The /var/share/diag/path-to-binary directory contains links to /var/share/diag/uuid directories for that binary, which makes it easier to associate core files with applications. For example, if /usr/bin/vim terminated abnormally three times, the directory /var/share/diag/usr/bin/vim would contain links to /var/share/diag/uuid-1, /var/share/diag/uuid-2, and /var/share/diag/uuid-3.

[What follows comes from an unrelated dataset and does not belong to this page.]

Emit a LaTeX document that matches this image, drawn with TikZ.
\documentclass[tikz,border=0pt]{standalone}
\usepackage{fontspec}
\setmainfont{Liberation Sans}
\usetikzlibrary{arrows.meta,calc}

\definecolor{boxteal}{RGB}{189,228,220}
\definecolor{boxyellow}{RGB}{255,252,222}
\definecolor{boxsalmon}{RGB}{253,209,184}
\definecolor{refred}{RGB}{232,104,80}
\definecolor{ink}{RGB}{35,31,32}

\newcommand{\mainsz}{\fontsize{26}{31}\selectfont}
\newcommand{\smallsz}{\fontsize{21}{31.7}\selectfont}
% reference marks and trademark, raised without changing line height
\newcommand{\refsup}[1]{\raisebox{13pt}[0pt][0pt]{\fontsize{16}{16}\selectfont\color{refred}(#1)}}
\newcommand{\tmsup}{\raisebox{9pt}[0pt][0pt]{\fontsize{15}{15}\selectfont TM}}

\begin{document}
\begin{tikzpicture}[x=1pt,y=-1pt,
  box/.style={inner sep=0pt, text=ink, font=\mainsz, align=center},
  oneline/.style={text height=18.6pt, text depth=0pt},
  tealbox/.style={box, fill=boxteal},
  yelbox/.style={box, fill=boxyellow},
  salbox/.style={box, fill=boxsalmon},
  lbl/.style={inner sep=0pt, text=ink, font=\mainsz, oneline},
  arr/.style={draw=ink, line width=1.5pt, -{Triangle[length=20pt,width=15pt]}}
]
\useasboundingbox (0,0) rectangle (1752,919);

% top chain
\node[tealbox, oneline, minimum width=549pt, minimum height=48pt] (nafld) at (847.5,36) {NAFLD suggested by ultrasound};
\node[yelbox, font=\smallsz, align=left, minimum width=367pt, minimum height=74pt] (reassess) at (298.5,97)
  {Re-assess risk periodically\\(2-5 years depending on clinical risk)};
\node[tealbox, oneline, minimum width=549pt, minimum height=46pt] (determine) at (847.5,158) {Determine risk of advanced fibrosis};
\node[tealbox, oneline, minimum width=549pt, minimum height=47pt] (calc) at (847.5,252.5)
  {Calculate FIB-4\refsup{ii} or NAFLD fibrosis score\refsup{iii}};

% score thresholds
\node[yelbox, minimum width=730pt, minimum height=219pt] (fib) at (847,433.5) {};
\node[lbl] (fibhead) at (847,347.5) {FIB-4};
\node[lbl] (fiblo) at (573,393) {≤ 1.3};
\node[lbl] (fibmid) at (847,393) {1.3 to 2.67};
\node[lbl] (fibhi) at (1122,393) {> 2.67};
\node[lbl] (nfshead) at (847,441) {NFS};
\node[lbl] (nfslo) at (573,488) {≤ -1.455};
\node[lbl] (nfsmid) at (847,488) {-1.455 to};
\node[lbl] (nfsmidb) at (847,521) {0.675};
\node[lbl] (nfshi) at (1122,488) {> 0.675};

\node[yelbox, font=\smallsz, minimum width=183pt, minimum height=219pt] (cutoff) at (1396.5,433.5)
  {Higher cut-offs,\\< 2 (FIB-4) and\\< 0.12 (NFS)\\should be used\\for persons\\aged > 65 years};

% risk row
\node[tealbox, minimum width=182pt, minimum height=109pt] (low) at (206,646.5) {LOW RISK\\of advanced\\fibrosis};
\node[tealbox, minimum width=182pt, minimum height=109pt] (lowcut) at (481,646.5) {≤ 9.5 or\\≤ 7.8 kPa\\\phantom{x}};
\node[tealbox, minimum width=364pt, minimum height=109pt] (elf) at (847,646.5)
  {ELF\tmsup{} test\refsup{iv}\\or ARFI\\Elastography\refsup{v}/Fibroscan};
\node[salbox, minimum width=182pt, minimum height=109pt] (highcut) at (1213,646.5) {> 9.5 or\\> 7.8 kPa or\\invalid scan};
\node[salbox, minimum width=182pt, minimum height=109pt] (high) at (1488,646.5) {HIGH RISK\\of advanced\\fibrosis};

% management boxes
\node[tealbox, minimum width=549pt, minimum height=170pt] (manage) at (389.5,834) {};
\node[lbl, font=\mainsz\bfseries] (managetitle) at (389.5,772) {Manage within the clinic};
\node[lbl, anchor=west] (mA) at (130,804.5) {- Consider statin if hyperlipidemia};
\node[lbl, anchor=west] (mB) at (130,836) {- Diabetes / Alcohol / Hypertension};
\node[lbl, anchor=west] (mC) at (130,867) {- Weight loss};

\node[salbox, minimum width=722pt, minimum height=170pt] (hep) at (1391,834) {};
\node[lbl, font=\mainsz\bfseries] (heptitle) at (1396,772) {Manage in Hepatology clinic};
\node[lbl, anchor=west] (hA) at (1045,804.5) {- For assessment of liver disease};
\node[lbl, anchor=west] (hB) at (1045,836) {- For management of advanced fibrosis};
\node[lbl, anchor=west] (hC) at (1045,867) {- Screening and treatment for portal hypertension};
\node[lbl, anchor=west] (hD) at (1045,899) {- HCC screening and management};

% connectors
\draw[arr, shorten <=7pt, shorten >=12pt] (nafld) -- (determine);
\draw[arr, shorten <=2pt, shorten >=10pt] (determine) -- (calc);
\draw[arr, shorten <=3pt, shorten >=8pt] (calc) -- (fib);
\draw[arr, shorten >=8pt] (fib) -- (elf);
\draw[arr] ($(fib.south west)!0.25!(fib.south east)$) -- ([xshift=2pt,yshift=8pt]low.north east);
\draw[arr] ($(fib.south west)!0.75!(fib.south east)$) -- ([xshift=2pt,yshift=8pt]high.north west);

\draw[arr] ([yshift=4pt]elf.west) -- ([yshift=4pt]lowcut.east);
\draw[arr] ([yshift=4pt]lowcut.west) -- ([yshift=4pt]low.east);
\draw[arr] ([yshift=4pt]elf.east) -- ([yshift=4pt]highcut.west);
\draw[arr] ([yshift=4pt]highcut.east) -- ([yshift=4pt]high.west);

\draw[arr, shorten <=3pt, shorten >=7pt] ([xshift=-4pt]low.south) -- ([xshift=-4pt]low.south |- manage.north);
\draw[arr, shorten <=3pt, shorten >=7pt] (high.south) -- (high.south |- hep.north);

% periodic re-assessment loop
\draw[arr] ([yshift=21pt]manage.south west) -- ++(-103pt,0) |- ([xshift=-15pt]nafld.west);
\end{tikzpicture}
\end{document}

The following example is a core diagnostic alert for VirtualBox:

--------------- ------------------------------------  -------------- ---------
TIME            EVENT-ID                              MSG-ID         SEVERITY
--------------- ------------------------------------  -------------- ---------
Nov 04 21:06:16 1c9c8afa-036d-4eb3-a97f-a17298b20fa9  COREDIAG-8000-1V Major

Problem Status            : open
Diag Engine               : software-diagnosis / 0.2
System
    Manufacturer          : unknown
    Name                  : unknown
    Part_Number           : unknown
    Serial_Number         : unknown

System Component
    Manufacturer          : innotek GmbH
    Name                  : VirtualBox
    Part_Number           : 
    Serial_Number         : 0
    Firmware_Manufacturer : innotek GmbH
    Firmware_Version      : (BIOS)VirtualBox
    Firmware_Release      : (BIOS)12.01.2006
    Host_ID               : 008953e5

----------------------------------------
Suspect 1 of 1 :
   Problem class : alert.oracle.solaris.utility.corediag.dump_available
   Certainty   : 100%

   Resource
     FMRI             : "sw:///:path=/usr/lib/picl/picld#:token=0fed5e879996dfc053f62f6736a01cb432f0b7d92f653beef1b587a5e0019483"
     Status           : Active

Description : A diagnostic core file was dumped in
              /var/diag/1de0f8bc-d4f6-416e-843c-efba9f9edb65 for RESOURCE
              /usr/lib/picl/picld whose ASRU is svc:/system/picl:default. The
              ASRU is the Service FMRI for the resource and will be NULL if the
              resource is not part of a service. The following are potential
              bugs.
              stack[1] - 15760557 22191243 22551744 

Response    : The diagnostic core file will be removed and a json format core
              data summary file will be generated in
              /var/diag/1de0f8bc-d4f6-416e-843c-efba9f9edb65.

Impact      : The program may not be working properly.

Action      : Use 'fmadm faulty' to provide a more detailed view of this event.
              Please refer to the associated reference document at
              http://support.oracle.com/msg/COREDIAG-8000-1V for the latest
              service procedures and policies regarding this diagnosis.